Directive
Skip all pictures, then copy the lines from the start of the data through the line with "plt.rcParams['mathtext.rm'] = 'Liberation", keeping both ends.

Stored data
◇ ◇ ◇ ◇ ◇

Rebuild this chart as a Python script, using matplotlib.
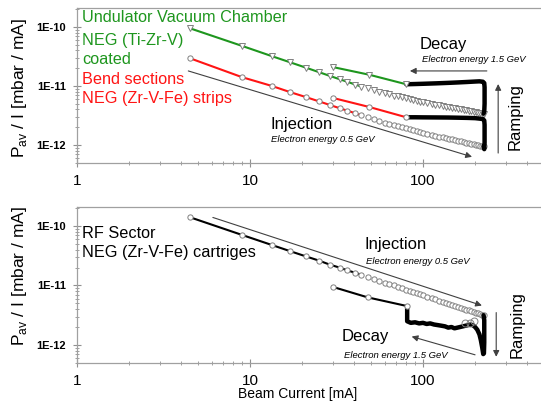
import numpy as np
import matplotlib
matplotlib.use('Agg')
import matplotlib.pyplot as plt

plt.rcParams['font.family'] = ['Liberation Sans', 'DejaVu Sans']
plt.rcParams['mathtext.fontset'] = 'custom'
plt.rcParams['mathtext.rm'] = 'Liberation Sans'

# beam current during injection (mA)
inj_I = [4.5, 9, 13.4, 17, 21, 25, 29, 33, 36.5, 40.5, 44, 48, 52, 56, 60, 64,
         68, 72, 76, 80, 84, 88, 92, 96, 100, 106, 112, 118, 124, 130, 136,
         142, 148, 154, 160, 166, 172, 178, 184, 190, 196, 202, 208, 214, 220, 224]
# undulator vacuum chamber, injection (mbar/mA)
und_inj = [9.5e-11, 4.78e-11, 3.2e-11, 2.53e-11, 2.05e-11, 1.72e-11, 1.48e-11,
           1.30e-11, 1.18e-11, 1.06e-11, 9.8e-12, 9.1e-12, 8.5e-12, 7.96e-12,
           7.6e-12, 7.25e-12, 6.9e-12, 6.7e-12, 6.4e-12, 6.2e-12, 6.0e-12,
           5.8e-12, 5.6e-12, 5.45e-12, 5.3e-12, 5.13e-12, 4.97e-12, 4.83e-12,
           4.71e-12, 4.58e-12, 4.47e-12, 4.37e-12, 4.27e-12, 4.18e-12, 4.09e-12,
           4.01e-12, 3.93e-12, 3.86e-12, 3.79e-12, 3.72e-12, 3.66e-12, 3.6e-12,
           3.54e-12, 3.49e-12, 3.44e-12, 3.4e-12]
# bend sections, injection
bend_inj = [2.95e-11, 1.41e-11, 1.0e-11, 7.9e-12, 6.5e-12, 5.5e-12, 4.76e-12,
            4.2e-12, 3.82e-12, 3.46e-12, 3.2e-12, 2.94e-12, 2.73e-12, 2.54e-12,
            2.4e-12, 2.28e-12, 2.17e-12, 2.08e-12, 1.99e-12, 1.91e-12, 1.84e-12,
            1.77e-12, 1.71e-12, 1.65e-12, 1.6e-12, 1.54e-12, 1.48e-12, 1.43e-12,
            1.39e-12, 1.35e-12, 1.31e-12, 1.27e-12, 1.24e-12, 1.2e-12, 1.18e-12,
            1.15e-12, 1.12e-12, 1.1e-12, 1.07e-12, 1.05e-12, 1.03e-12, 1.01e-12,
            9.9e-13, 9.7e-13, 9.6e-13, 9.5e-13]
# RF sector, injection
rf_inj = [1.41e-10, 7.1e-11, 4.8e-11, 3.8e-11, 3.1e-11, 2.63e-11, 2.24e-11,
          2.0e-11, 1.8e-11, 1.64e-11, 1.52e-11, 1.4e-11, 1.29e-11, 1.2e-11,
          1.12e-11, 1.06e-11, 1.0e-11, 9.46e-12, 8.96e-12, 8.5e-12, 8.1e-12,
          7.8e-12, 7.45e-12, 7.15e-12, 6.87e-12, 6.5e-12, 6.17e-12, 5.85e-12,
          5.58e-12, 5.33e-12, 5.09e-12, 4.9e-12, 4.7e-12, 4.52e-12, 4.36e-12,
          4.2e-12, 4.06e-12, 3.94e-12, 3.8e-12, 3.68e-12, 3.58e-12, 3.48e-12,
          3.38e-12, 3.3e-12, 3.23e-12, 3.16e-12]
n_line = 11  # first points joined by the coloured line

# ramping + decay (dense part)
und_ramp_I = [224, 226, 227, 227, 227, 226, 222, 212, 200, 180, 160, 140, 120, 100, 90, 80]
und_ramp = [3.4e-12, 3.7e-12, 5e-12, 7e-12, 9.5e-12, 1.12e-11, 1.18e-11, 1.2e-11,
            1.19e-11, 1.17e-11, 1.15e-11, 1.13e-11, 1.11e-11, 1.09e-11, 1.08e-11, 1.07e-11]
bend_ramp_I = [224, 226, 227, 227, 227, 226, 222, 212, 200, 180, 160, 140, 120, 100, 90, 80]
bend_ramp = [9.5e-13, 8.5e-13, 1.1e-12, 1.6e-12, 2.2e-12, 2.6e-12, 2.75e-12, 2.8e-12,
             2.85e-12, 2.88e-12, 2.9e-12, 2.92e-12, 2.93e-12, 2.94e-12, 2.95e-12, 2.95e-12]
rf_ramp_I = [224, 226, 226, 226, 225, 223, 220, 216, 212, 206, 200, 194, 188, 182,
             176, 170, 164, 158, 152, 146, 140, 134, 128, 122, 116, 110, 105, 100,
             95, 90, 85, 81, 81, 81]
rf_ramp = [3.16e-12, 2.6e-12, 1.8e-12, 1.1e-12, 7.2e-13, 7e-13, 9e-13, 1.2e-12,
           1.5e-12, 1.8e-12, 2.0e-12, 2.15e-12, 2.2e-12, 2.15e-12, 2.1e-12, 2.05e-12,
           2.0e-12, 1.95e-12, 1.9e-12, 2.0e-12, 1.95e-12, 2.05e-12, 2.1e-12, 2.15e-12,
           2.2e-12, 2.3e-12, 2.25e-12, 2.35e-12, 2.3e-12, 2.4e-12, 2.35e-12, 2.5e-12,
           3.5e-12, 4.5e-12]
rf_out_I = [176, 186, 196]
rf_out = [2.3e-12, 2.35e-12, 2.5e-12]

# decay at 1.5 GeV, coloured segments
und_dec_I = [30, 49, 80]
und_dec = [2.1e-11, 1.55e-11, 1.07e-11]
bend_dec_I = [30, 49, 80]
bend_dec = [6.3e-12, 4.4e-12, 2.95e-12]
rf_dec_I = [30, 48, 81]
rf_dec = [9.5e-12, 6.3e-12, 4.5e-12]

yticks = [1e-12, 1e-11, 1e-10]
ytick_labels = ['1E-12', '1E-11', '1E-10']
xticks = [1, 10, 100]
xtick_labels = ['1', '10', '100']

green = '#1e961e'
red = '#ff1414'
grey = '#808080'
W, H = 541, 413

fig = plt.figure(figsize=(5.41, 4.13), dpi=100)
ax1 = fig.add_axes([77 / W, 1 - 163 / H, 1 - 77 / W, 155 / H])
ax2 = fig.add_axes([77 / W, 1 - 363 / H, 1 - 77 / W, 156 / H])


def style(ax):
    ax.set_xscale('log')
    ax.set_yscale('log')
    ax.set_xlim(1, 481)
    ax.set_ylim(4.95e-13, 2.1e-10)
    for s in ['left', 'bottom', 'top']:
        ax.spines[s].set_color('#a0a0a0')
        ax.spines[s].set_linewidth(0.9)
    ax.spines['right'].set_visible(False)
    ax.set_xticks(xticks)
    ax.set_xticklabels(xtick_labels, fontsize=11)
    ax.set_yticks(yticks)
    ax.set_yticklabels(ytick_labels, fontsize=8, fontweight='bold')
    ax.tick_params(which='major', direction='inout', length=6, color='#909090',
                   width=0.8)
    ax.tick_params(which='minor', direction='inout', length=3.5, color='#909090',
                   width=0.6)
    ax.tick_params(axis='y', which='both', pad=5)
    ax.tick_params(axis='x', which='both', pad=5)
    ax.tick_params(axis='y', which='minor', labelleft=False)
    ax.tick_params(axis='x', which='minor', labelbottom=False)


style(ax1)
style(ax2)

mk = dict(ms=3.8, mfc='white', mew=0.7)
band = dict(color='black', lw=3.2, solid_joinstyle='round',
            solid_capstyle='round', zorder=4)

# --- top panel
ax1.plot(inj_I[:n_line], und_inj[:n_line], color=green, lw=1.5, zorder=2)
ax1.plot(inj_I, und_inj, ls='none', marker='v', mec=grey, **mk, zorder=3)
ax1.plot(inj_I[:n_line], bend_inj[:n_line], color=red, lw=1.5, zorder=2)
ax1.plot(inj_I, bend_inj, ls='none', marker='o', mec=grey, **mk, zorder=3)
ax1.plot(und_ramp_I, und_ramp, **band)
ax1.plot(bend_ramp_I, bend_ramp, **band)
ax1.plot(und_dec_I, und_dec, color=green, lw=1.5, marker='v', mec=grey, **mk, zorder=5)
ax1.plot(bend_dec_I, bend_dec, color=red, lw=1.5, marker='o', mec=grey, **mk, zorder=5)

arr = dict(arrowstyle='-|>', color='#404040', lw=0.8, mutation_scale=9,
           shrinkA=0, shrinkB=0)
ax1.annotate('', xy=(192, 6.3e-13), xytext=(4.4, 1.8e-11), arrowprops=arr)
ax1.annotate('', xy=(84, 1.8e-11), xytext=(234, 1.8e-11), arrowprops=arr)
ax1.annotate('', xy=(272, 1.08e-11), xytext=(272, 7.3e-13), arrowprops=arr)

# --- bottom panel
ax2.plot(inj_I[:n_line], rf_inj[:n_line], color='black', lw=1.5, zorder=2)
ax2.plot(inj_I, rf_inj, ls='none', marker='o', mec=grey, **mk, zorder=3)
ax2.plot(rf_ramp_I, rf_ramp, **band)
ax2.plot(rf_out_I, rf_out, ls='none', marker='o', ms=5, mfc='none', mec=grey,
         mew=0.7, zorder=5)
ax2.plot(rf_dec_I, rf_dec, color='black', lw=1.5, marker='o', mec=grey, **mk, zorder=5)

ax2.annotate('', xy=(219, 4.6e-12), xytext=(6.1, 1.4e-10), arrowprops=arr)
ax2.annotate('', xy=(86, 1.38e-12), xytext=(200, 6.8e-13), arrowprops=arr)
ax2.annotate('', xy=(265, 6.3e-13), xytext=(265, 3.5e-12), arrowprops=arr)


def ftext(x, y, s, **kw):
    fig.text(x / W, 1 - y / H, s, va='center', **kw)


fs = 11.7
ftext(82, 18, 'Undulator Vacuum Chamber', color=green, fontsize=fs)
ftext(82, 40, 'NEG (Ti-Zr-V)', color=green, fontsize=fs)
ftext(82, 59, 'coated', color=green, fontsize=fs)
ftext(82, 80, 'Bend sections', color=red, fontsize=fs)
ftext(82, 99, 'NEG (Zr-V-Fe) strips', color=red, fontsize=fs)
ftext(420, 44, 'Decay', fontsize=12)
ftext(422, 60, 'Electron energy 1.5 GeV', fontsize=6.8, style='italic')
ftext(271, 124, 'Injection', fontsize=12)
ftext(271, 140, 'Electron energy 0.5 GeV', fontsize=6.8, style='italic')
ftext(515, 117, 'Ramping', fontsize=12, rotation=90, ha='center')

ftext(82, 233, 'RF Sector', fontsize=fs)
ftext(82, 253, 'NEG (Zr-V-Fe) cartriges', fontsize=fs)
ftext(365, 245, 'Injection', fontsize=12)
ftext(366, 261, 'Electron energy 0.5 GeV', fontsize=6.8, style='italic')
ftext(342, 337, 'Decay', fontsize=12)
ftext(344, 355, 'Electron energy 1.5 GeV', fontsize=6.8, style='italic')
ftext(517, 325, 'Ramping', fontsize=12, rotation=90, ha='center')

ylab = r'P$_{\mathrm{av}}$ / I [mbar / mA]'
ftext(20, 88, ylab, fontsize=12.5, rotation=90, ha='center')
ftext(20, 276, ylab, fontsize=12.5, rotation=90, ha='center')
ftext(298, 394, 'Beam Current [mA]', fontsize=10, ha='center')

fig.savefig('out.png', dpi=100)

◇ ◇ ◇ ◇ ◇

Solution to the problem
Rebuild this chart as a Python script, using matplotlib.
import numpy as np
import matplotlib
matplotlib.use('Agg')
import matplotlib.pyplot as plt

plt.rcParams['font.family'] = ['Liberation Sans', 'DejaVu Sans']
plt.rcParams['mathtext.fontset'] = 'custom'
plt.rcParams['mathtext.rm'] = 'Liberation Sans'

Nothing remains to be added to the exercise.